地方議員のなり手がいない、という話題が統一地方選挙が近づくこともあり、地方では大きな話題になっている。
そこで解決策として、議員報酬を上げるという対策が各地で検討されている。
議員不足が深刻化していない都市部では実感のない話であろう。むしろ、政治家のパフォーマンスの(と私が思う)ための「報酬を下げよう」という方向性のほうが目に付くのではないか。
報酬がいくら位なら議員をやりたいと思う人が出るか、という視点は議員不足の状況では重要である。市場経済がきちんと成り立っているのなら、報酬が高ければ優秀な人材が、安ければそれなりの人材が議員になろうとするからだ。
ちなみに私はどうなのかと言えば、年収1,000万円ならやる、500万円なら絶対にやらない、という感じである。

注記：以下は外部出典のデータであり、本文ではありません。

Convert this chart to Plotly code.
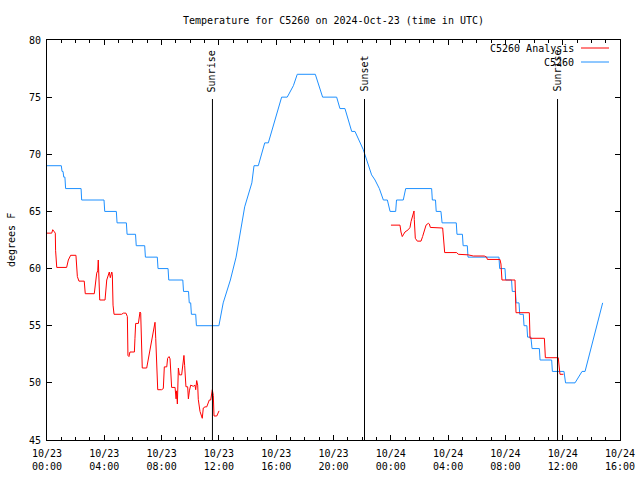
import pandas as pd
import plotly.graph_objects as go

BASE = pd.Timestamp("2024-10-23 00:00")

# Station observations (C5260): (hours since 10/23 00:00 UTC, deg F)
obs_hours = [0.0, 1.0, 1.05, 1.12, 1.17, 1.25, 1.3, 2.38, 2.42, 3.98, 4.03, 4.84, 4.89,
             5.54, 5.59, 6.18, 6.23, 6.82, 6.87, 7.70, 7.75, 8.45, 8.50, 9.48, 9.53,
             9.88, 9.93, 10.03, 10.08, 10.38, 10.43, 12.0, 12.3, 12.8, 13.2, 13.6, 13.8,
             14.3, 14.45, 14.75, 15.2, 15.45, 16.0, 16.38, 16.77, 17.2, 17.47, 18.73,
             19.24, 20.22, 20.45, 20.8, 21.27, 21.5, 22.08, 22.66, 22.9, 23.2, 23.48,
             23.76, 23.95, 24.34, 24.40, 24.87, 25.04, 26.85, 26.9, 27.12, 27.17, 27.5,
             27.58, 28.57, 28.62, 29.0, 29.05, 29.34, 29.39, 31.55, 31.6, 31.97, 32.02,
             32.43, 32.48, 32.7, 32.75, 32.95, 33.0, 33.25, 33.3, 33.5, 33.55, 33.78,
             33.86, 34.37, 34.42, 35.23, 35.28, 36.09, 36.2, 36.86, 37.35, 37.56, 38.79]
obs_temps = [69, 69, 68.5, 68.5, 68, 68, 67, 67, 66, 66, 65, 65, 64,
             64, 63, 63, 62, 62, 61, 61, 60, 60, 59, 59, 58,
             58, 57, 57, 56, 56, 55, 55, 57, 59, 61, 64, 65.4,
             67.5, 69, 69, 71, 71, 73.3, 75, 75, 76, 77, 77,
             75, 75, 74, 74, 72, 72, 70.4, 68.2, 67.75, 67, 66,
             66, 65, 65, 66, 66, 67, 67, 66, 66, 65, 65,
             64, 64, 63, 63, 62, 62, 61, 61, 60, 60, 59,
             59, 58, 58, 57, 57, 56, 56, 55, 55, 54, 54,
             53, 53, 52, 52, 51, 51, 50, 50, 51, 51, 57]

# Analysis series, first segment (10/23 00:00 - 12:00)
ana1_hours = [0.0, 0.33, 0.4, 0.51, 0.58, 0.6, 0.68, 1.37, 1.49, 1.65, 2.02, 2.12, 2.23,
              2.6, 2.67, 3.3, 3.37, 3.47, 3.54, 3.58, 3.63, 3.68, 4.05, 4.12, 4.17, 4.35,
              4.42, 4.52, 4.56, 4.61, 4.68, 5.21, 5.33, 5.51, 5.61, 5.65, 5.72, 5.79,
              6.1, 6.14, 6.19, 6.38, 6.42, 6.49, 6.54, 6.61, 6.65, 6.96, 7.05, 7.19,
              7.31, 7.42, 7.49, 7.54, 7.59, 7.66, 7.73, 8.0, 8.12, 8.19, 8.36, 8.42,
              8.52, 8.59, 8.66, 8.7, 8.94, 9.01, 9.05, 9.1, 9.17, 9.24, 9.4, 9.47,
              9.52, 9.56, 9.61, 9.7, 9.82, 9.87, 9.94, 10.03, 10.21, 10.33, 10.38,
              10.45, 10.52, 10.56, 10.68, 10.84, 10.91, 11.03, 11.15, 11.22, 11.33,
              11.43, 11.5, 11.54, 11.61, 11.66, 11.85, 11.96, 12.01]
ana1_temps = [63.1, 63.1, 63.4, 63.2, 63.1, 61.6, 60.1, 60.1, 60.75, 61.16, 61.16, 59.3, 58.9,
              58.9, 57.8, 57.8, 58.7, 59.6, 59.8, 60.75, 59.0, 57.25, 57.25, 58.3, 59.0, 59.7,
              59.2, 59.7, 59.5, 56.8, 56.0, 56.0, 56.1, 56.1, 55.8, 52.4, 52.3, 52.7,
              52.7, 53.9, 55.2, 55.2, 55.6, 56.2, 56.1, 53.75, 51.3, 51.3, 51.9, 52.7,
              53.6, 54.3, 54.9, 55.3, 53.9, 50.84, 49.4, 49.4, 49.5, 51.4, 51.4, 52.15,
              52.3, 52.1, 51.0, 49.6, 49.6, 48.6, 49.3, 48.15, 51.3, 50.7, 50.7, 51.5,
              52.2, 52.4, 51.5, 49.66, 49.66, 48.6, 49.3, 49.8, 49.7, 49.8, 49.4,
              50.2, 49.8, 48.56, 47.5, 46.9, 47.8, 47.9, 47.9, 48.2, 48.5,
              48.5, 48.9, 49.4, 48.9, 47.1, 47.1, 47.55, 47.55]

# Analysis series, second segment (10/24 00:00 - 12:00)
ana2_hours = [24.01, 24.64, 24.71, 24.8, 24.87, 24.99, 25.22, 25.34, 25.41, 25.53, 25.62,
              25.64, 25.71, 25.85, 26.11, 26.22, 26.32, 26.46, 26.62, 26.69, 26.76, 27.16,
              27.62, 27.69, 27.76, 28.6, 28.71, 29.41, 29.76, 30.53, 30.69, 30.74, 31.62,
              31.69, 31.76, 32.67, 32.74, 33.67, 33.72, 34.72, 34.79, 35.69, 35.74, 35.81,
              36.05]
ana2_temps = [63.8, 63.8, 63.2, 62.8, 62.95, 63.2, 63.4, 63.6, 64.1, 64.7, 65.04,
              64.3, 62.65, 62.4, 62.4, 62.8, 63.2, 63.8, 63.96, 63.9, 63.6, 63.6,
              63.55, 62.5, 61.4, 61.4, 61.25, 61.2, 61.1, 61.1, 61.0, 60.8, 60.8,
              60.4, 59.0, 59.0, 56.14, 56.14, 53.9, 53.9, 52.2, 52.2, 51.3, 50.75,
              50.75]

# Sun events (hours since 10/23 00:00 UTC)
event_hours = [11.55, 22.165, 35.64]
event_labels = ["Sunrise", "Sunset", "Sunrise"]

y_ticks = [45, 50, 55, 60, 65, 70, 75, 80]


def to_time(hours):
    return [BASE + pd.Timedelta(hours=h) for h in hours]


ana_x = to_time(ana1_hours) + [None] + to_time(ana2_hours)
ana_y = ana1_temps + [None] + ana2_temps

FONT = "DejaVu Sans Mono"
RED = "#ff0000"
BLUE = "#1e90ff"

fig = go.Figure()
fig.add_trace(go.Scatter(x=to_time(obs_hours), y=obs_temps, mode="lines",
                         line=dict(color=BLUE, width=1),
                         name="C5260", showlegend=False))
fig.add_trace(go.Scatter(x=ana_x, y=ana_y, mode="lines",
                         line=dict(color=RED, width=1), connectgaps=False,
                         name="C5260 Analysis", showlegend=False))

# plot-area geometry in pixels (for legend / label placement)
L, R, T, B = 47, 620, 40, 440
W, H = R - L, B - T


def px(xp):
    return (xp - L) / W


def py(yp):
    return (B - yp) / H


line_top = py(99)
for h, lab in zip(event_hours, event_labels):
    t = BASE + pd.Timedelta(hours=h)
    fig.add_shape(type="line", xref="x", yref="paper", x0=t, x1=t, y0=0, y1=line_top,
                  line=dict(color="black", width=1))
    fig.add_annotation(x=t, xref="x", y=line_top, yref="paper", text=lab,
                       textangle=-90, showarrow=False, xanchor="center", yanchor="bottom",
                       yshift=5, font=dict(family=FONT, size=10, color="black"))

# legend (gnuplot style: text then line sample)
for name, color, ypx in [("C5260 Analysis", RED, 48), ("C5260", BLUE, 62)]:
    fig.add_annotation(x=px(576), xref="paper", y=py(ypx), yref="paper", text=name,
                       showarrow=False, xanchor="right", yanchor="middle",
                       font=dict(family=FONT, size=10, color="black"))
    fig.add_shape(type="line", xref="paper", yref="paper", x0=px(581), x1=px(609),
                  y0=py(ypx), y1=py(ypx), line=dict(color=color, width=1))

fig.add_annotation(x=px(11), xref="paper", y=0.5, yref="paper", text="degrees F",
                   textangle=-90, showarrow=False, xanchor="center", yanchor="middle",
                   font=dict(family=FONT, size=10, color="black"))

fig.update_layout(
    width=640, height=480,
    margin=dict(l=L, r=640 - R, t=T, b=480 - B),
    paper_bgcolor="white", plot_bgcolor="white",
    font=dict(family=FONT, size=10, color="black"),
    title=dict(text="Temperature for C5260 on 2024-Oct-23 (time in UTC)",
               x=0.5, xref="paper", y=1 - 20 / 480, yanchor="middle",
               font=dict(family=FONT, size=10, color="black")),
    showlegend=False,
)
fig.update_xaxes(
    range=[BASE, BASE + pd.Timedelta(hours=40)],
    tick0=BASE, dtick=4 * 3600 * 1000, tickformat="%m/%d<br>%H:%M",
    ticks="inside", ticklen=5, tickcolor="black", tickwidth=1,
    minor=dict(dtick=3600 * 1000, ticks="inside", ticklen=3, tickcolor="black", showgrid=False),
    showline=True, linecolor="black", linewidth=1, mirror="allticks",
    showgrid=False, zeroline=False, automargin=False, ticklabelstandoff=4,
    tickfont=dict(family=FONT, size=10, color="black"),
)
fig.update_yaxes(
    range=[45, 80], tickvals=y_ticks,
    ticks="inside", ticklen=5, tickcolor="black", tickwidth=1,
    showline=True, linecolor="black", linewidth=1, mirror="allticks",
    showgrid=False, zeroline=False, automargin=False, ticklabelstandoff=3,
    tickfont=dict(family=FONT, size=10, color="black"),
)

fig.write_html("out.html", config={"displayModeBar": False},
               post_script="document.body.style.margin='0px';")
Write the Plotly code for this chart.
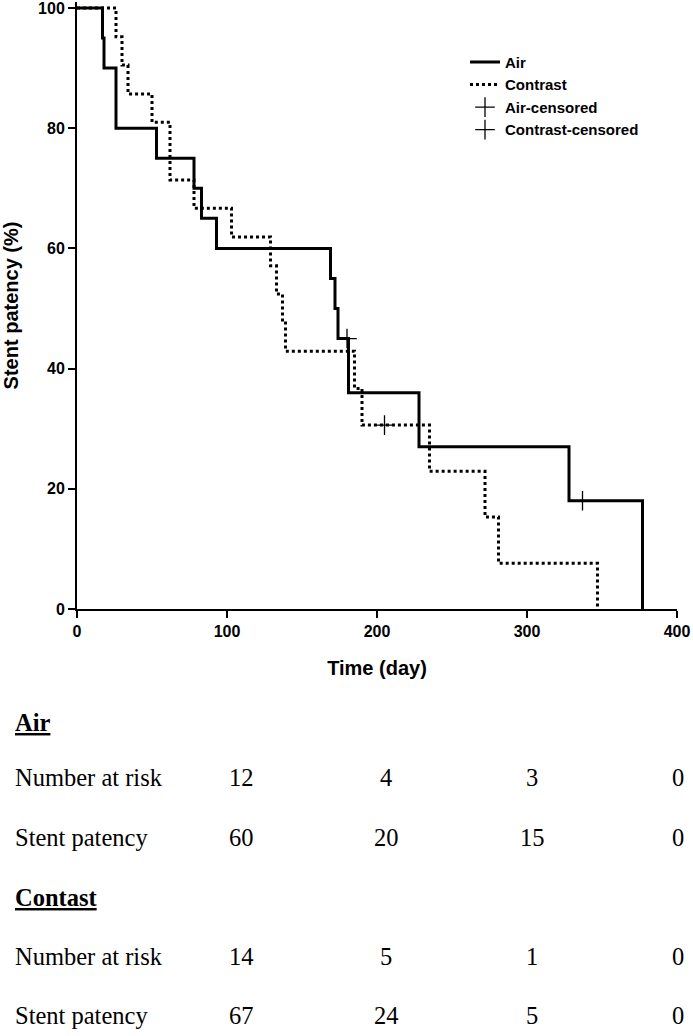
import plotly.graph_objects as go

# ---- data ----
air_days = [0, 17, 18, 26, 53, 78, 83, 93, 169, 172, 174, 181, 228, 328, 377]
air_surv = [100, 95, 90, 80, 75, 70, 65, 60, 55, 50, 45, 36, 27, 18, 0]
air_cens_days = [180, 337]
air_cens_surv = [45, 18]

con_days = [0, 26, 30, 34, 50, 62, 78, 103, 129, 133, 137, 139, 185, 190, 235, 272, 281, 347]
con_surv = [100, 95.2, 90.5, 85.7, 81.0, 71.4, 66.7, 61.9, 57.1, 52.4, 47.6, 42.9, 36.7, 30.6, 22.9, 15.3, 7.6, 0]
con_cens_days = [205]
con_cens_surv = [30.6]

x_ticks = [0, 100, 200, 300, 400]
y_ticks = [0, 20, 40, 60, 80, 100]

row_labels = ["Number at risk", "Stent patency"]
air_at_risk = [12, 4, 3, 0]
air_patency = [60, 20, 15, 0]
con_at_risk = [14, 5, 1, 0]
con_patency = [67, 24, 5, 0]
group_titles = ["Air", "Contast"]

# ---- layout geometry (pixels) ----
W, H = 693, 1036
L, R, T, B = 77, 16, 0, 427
PW = W - L - R
PH = H - T - B


def px(xp):
    return (xp - L) / PW


def py(yp):
    return (T + PH - yp) / PH


fig = go.Figure()
fig.add_trace(go.Scatter(x=air_days, y=air_surv, mode="lines", name="Air",
                         line=dict(color="black", width=3, shape="hv")))
fig.add_trace(go.Scatter(x=con_days, y=con_surv, mode="lines", name="Contrast",
                         line=dict(color="black", width=3, shape="hv", dash="3px,3px")))
fig.add_trace(go.Scatter(x=air_cens_days, y=air_cens_surv, mode="markers", name="Air-censored",
                         marker=dict(symbol="cross-thin", size=14, color="black",
                                     line=dict(width=1.3, color="black"))))
fig.add_trace(go.Scatter(x=con_cens_days, y=con_cens_surv, mode="markers", name="Contrast-censored",
                         marker=dict(symbol="cross-thin", size=14, color="black",
                                     line=dict(width=1.3, color="black"))))

annotations = []
col_x = [241, 386, 532, 678]
blocks = [
    (group_titles[0], 723, [(row_labels[0], air_at_risk, 778), (row_labels[1], air_patency, 838)]),
    (group_titles[1], 898, [(row_labels[0], con_at_risk, 958), (row_labels[1], con_patency, 1017)]),
]
serif = "Liberation Serif, Times New Roman, serif"
FS = 24.5
for title, ty, rows in blocks:
    annotations.append(dict(text="<u><b>%s</b></u>" % title, x=px(13), y=py(ty),
                            xref="paper", yref="paper", xanchor="left", yanchor="middle",
                            showarrow=False, font=dict(family=serif, size=FS, color="black")))
    for lab, vals, ry in rows:
        annotations.append(dict(text=lab, x=px(13), y=py(ry), xref="paper", yref="paper",
                                xanchor="left", yanchor="middle", showarrow=False,
                                font=dict(family=serif, size=FS, color="black")))
        for cx, v in zip(col_x, vals):
            annotations.append(dict(text=str(v), x=px(cx), y=py(ry), xref="paper", yref="paper",
                                    xanchor="center", yanchor="middle", showarrow=False,
                                    font=dict(family=serif, size=FS, color="black")))

sans = "Liberation Sans, Arial, sans-serif"
fig.update_layout(
    width=W, height=H,
    margin=dict(l=L, r=R, t=T, b=B, pad=0),
    paper_bgcolor="white", plot_bgcolor="white",
    font=dict(family=sans, color="black"),
    showlegend=True,
    legend=dict(x=px(465), y=py(44), xanchor="left", yanchor="top",
                font=dict(family=sans, size=15, color="black", weight="bold"),
                bgcolor="rgba(0,0,0,0)", itemwidth=30, tracegroupgap=0),
    annotations=annotations,
    xaxis=dict(range=[0, 400], tickvals=x_ticks, ticktext=[str(v) for v in x_ticks],
               showgrid=False, zeroline=False, showline=True, linecolor="black", linewidth=2,
               ticks="outside", ticklen=7, tickwidth=2, tickcolor="black",
               ticklabeloverflow="allow",
               tickfont=dict(family=sans, size=16, color="black", weight="bold"),
               title=dict(text="<b>Time (day)</b>", font=dict(family=sans, size=20, color="black"),
                          standoff=22)),
    yaxis=dict(range=[0, 101], tickvals=y_ticks, ticktext=[str(v) for v in y_ticks],
               showgrid=False, zeroline=False, showline=True, linecolor="black", linewidth=2,
               ticks="outside", ticklen=7, tickwidth=2, tickcolor="black",
               ticklabeloverflow="allow",
               tickfont=dict(family=sans, size=16, color="black", weight="bold"),
               title=dict(text="<b>Stent patency (%)</b>", font=dict(family=sans, size=20, color="black"),
                          standoff=15)),
)

fig.write_html("out.html", config={"displayModeBar": False},
               post_script="document.body.style.margin='0';document.body.style.overflow='hidden';")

議員報酬がいくらなのかということは公開されているので、誰でも知ることができる。私の計算だと、長崎県議会議員ならボーナス込みで1400万円、長崎市議なら1000万円程度になる。つまり、私は長崎市議ならやろうと思える水準である。
自民党支部渋谷総支部のHPに、新役員の紹介が出ている。多分、区議会議員に新人として出馬予定の人たちなのであろう。参考までに最終学歴だけ抜き出してみる。
- オレゴン大学政治学部、明治大学政治経済学部
- 千葉大学理学部
- 東京大学法学部
- 慶応義塾大学商学部
- 東京大学大学院
さすが東京の渋谷だけあって、中卒高卒も珍しくない長崎市では考えられない素晴らしい学歴である。渋谷区議も長崎市議と同じ位の議員報酬なので、この程度の報酬であれば、このレベルの人が議員を目指す、と考えていいのだろうか。
ところで最大の問題なのは、報酬がいくらなのかより、手元にいくら残るのか、ということである。
これについては、例えば渋谷区議の鈴木けんぽう氏(元民進党、無所属)のブログに内訳が書いてある。
鈴木氏によると、手取りで月に40万円弱、手元に残るのが20万円程度だそうだ。長崎市議の浦川もとつぐ氏(明政クラブ)のブログにも明細が書いてあり、同じような感じなのがわかる。ちなみに上記の浦川もとつぐ氏は市議から県議にくら替えする予定なのだが、見ての通りブログもtwitterもほとんど更新されていない。地方議員ではネットがあまり重要でない、ということの、1つの証明になることだと思う。
それから鈴木氏はブログによると「500〜600万円位の年収の人と同じくらいの生活をしている」そうで、となると、私が「絶対にやらない」と思う賃金水準になってしまうのだ。
ではなぜ手元に残るお金が少ないのか。私に言わせてもらうと、「選挙対策にお金が必要だから」ということに尽きるのではないか。
長崎新聞の特集でもこのことが採り上げられていて、『支援者との交際費や冠婚葬祭費、自身のホームページの管理費など「議員活動に関係する支出」が約10万〜15万円を占める』のだそうだ。「議員活動に関係する支出」なら政務活動費から出すべきことだし、それは「選挙活動に関連する支出」じゃないの?と素人の私は思ってしまう。
議員不足に関する別の長崎新聞の特集記事では、『ある現職は「会合、イベント、宴会と一年中バタバタ。議員の仕事はきつい」と漏らす』と書いてある。議員の仕事って、そうなんですか。
冠婚葬祭にお金を使わないと選挙で勝てないのか、ということだが、ここは有権者の意識の問題なので、みなさんに考えてもらいたいところだ。私は、ここにお金を使わないことを実践したいと思っている。こればかりは、やってみないとわからないことであるが。
ちなみに、選挙運動自体にも公費が出るので、本来であればお金がかからないことは、以前「アゴラ」への投稿記事に書いた。
選挙のプロの方々からは、お金をかけないと当選するのは不可能だ、という意見が圧倒的のようだが、私は公費以外にお金をかけずに、選挙運動も7日間だけしかやらないで、どこまで行けるのか試すつもりだ。
またもし当選できれば、選挙運動のことと合わせて議員報酬の使い方も、ネット上で公開するつもりである。
あ、さっきのアゴラの記事では県議選への出馬を検討するようなことを書いてきたが、長崎県議選長崎市選挙区は無投票を回避できそうな雰囲気なので、私は市議選にくら替えするつもりだ。